Buddhist nationalism in Myanmar has been noticeably more prevalent since the start of the democratic change in 2011. Instead of being a formal organization, MaBaTha might be thought of as a campaign-focused specialized organization. The activities and rise of the group accurately capture how Buddhist Burmese see racial, ethnic, and religious identity as crucial to a sense of national identity. MaBaTha has political objectives that call for limiting the rights of the nation’s racial and religious minorities via changing policies (International Crisis Group 12). This campaigning primarily targets Muslims from the Rohingya ethnic group and publicly contests the idea of distinct citizenship. Burmese Buddhist religious nationalism has been entwined with political and religious objectives ever since Parliament designated Buddhism as the official religion.
MaBaTha’s rise may be seen through social and cultural activities. The group engages in actions that are typical of grassroots movements, such as providing social assistance and promoting shared cultural ideals (International Crisis Group 14). Growing hostilities with the Muslim community, as well as incidents like the Taliban destroying Buddha monuments in 2001, provide MaBaTha fertile ground for the rise. The passage of four pieces of legislation in 2015 served as the movement’s key momentum. The Population Control Law, The Buddhist Women’s Special Marriage Law, The Religious Conversion Law, and The Monogamy Law were adopted by huge lobbying from MaBaTha activists (International Crisis Group 15). By enforcing population control in a state with a majority of Muslims and demanding special authorization for marriage and other customs, these rules practically invalidated other ethnic groups and religions. These laws have drawn a lot of attention from around the world because they seem to be anti-Muslim and discriminatory (International Crisis Group 16). They may also be in violation of Myanmar’s treaty obligations under various international human rights conventions as well as the country’s constitutional guarantees of freedom of religion and equality.
As a major facilitator, MaBaTha bases its tactics and propaganda on epistemic populism. Epistemological populism is a theory of knowledge that favors generic ideas and sentiments that are either attributed to the whole population or a sizable percentage of it over evidence and expert opinion. This became extremely evident in the group’s anti-Rohingya protests and writings. The movement has developed a historical narrative that is entwined with a long-held Buddhist nationalism that claims that only pious Buddhist Burmese are entitled to Burma and that everyone else is an intruder or a threat to the nation (International Crisis Group 25). The movement is also portrayed in MaBaTha propaganda as being opposed to Islam and other non-Burmese customs and beliefs. Although the movement can be viewed as merely an organization, its powerful position, monastic status, and MaBaTha’s political momentum have allowed for the effective deployment of violence against the nation’s unrecognized ethnic and religious minority community.

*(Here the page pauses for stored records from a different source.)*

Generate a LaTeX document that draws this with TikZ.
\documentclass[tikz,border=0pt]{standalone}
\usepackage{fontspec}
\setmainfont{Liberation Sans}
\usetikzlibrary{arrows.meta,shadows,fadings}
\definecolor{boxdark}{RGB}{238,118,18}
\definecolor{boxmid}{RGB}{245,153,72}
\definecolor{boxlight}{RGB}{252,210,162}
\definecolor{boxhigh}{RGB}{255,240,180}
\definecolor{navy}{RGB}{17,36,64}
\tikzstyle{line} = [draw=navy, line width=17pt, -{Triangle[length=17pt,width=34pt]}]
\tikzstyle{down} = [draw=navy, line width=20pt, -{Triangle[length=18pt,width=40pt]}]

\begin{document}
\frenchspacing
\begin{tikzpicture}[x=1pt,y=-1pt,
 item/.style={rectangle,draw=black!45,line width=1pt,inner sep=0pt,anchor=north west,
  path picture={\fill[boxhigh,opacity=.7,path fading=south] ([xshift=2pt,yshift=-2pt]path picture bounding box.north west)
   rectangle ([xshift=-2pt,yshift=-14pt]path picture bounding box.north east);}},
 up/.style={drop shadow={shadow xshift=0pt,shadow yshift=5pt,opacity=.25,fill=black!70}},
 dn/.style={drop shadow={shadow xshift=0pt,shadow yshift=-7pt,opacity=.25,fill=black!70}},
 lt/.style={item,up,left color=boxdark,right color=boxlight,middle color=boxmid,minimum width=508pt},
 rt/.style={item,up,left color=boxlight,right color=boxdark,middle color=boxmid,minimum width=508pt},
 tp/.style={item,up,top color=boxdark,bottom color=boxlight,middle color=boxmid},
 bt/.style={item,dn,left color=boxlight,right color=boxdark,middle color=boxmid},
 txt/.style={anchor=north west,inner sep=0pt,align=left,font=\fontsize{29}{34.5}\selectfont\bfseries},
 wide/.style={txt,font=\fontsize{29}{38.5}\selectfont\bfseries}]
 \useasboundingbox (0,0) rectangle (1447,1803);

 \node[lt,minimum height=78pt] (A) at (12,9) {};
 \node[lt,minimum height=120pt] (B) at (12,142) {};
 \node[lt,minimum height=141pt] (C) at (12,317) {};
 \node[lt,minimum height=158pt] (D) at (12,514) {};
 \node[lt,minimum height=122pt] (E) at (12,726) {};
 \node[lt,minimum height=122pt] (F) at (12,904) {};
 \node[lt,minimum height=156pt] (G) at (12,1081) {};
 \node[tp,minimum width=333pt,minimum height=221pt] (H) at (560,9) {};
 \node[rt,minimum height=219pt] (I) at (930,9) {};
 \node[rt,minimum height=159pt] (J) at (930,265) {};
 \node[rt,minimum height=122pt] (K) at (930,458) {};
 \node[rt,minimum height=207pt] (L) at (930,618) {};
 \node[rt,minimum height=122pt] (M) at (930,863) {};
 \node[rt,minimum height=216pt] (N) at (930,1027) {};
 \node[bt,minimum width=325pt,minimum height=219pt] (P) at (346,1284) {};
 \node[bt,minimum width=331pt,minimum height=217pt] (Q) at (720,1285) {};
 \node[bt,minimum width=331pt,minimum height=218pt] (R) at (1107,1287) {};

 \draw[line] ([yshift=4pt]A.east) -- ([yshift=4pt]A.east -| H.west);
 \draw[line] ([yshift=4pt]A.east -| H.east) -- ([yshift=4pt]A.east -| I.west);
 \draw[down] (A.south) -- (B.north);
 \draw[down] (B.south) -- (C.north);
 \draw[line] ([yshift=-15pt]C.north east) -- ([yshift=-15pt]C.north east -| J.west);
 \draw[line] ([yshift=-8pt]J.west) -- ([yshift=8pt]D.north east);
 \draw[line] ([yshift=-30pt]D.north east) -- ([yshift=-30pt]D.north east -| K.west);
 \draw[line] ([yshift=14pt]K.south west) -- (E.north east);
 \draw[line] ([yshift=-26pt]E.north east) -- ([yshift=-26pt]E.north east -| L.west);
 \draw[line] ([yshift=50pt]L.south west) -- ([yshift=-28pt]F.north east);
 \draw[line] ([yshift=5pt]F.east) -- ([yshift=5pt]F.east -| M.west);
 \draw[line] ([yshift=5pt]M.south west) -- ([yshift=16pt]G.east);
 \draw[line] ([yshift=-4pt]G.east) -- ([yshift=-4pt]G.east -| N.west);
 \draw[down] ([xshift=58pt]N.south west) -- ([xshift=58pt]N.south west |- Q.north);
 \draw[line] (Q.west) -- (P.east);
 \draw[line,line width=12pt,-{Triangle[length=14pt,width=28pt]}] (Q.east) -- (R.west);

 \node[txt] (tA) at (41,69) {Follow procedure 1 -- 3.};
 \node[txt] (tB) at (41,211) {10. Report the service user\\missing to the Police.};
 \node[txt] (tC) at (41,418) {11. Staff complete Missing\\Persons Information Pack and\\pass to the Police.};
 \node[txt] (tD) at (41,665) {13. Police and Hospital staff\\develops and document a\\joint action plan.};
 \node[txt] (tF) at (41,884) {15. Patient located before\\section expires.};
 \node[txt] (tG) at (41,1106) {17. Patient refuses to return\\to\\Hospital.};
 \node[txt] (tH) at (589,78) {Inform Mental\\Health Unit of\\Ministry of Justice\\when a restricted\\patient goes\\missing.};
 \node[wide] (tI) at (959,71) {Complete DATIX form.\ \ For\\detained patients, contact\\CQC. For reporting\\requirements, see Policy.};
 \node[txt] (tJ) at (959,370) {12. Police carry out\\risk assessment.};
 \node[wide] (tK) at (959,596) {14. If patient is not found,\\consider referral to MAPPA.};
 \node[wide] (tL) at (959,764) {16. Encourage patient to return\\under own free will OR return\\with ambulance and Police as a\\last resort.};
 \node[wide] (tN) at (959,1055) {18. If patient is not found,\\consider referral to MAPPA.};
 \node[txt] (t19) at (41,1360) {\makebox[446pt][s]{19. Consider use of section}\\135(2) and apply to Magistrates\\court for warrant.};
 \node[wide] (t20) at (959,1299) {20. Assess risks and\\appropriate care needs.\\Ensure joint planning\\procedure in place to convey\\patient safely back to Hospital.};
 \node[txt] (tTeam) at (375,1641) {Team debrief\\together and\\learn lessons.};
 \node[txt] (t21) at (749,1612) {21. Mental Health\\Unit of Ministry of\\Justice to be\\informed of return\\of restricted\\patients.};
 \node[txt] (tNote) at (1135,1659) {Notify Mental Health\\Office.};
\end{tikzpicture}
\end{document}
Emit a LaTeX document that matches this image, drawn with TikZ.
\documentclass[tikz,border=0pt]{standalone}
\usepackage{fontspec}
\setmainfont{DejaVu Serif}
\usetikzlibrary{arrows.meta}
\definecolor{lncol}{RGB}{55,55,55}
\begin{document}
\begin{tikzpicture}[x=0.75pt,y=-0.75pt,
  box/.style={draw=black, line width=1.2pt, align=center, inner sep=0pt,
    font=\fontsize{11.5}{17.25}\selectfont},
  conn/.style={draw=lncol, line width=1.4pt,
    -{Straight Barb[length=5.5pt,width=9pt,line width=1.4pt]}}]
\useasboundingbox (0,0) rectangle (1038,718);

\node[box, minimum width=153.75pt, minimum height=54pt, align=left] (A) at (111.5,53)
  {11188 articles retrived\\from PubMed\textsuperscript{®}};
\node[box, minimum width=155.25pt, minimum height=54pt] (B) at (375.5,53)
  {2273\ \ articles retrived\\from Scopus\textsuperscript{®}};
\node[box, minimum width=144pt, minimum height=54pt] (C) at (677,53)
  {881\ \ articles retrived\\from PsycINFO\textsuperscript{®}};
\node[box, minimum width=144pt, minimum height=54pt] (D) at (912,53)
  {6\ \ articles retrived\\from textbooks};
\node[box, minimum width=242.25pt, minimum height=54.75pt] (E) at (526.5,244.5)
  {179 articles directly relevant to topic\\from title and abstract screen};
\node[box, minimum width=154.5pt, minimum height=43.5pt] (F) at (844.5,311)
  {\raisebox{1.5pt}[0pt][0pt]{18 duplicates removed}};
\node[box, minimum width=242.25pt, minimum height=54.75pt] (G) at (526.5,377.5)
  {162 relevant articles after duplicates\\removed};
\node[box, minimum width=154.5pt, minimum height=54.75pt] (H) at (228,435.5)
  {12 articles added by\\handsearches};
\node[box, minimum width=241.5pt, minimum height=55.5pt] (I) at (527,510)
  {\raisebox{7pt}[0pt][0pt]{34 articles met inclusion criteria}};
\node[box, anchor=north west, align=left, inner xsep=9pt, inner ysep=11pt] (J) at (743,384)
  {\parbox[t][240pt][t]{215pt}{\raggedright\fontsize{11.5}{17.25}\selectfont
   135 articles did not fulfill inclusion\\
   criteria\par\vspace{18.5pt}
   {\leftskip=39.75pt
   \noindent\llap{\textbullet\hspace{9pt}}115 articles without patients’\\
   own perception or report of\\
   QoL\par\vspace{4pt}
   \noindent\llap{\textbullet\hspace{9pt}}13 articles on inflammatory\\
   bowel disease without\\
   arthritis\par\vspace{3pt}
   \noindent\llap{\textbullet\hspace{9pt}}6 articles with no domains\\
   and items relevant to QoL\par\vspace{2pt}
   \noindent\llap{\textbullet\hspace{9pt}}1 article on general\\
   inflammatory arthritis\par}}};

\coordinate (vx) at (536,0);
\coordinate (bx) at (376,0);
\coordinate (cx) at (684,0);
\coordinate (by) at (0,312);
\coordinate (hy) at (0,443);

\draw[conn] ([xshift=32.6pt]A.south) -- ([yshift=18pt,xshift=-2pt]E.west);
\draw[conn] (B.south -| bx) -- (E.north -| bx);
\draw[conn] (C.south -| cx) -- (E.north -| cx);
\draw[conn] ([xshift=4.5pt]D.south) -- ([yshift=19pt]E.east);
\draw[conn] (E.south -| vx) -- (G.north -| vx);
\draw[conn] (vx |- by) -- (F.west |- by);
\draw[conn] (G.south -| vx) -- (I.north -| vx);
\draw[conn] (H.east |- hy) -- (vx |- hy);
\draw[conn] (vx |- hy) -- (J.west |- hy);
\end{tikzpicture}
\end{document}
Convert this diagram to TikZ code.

Despite efforts by more democratic Buddhist groups, such as those affiliated with ASSK, MaBaTha continues to have a significant online and offline presence. As fake news, nationalist slogans, and viral disinformation combine in explosive ways to fuel the political discourse, the rising importance of high-speed internet and social media has worsened ethnic and religious differences in Myanmar (International Crisis Group 31). Due to the military’s strict supervision, Aung San Suu Kyi’s functions were constrained, which ultimately resulted in the coup. Their reaction to the Rohingya and other ethnic conflicts that have pervaded Myanmar since 2011 has been one of inaction, which has only made things worse.
Work Cited
International Crisis Group. “Buddhism and state power in Myanmar.” Crisis Group Asia Report, no. 290 (2017).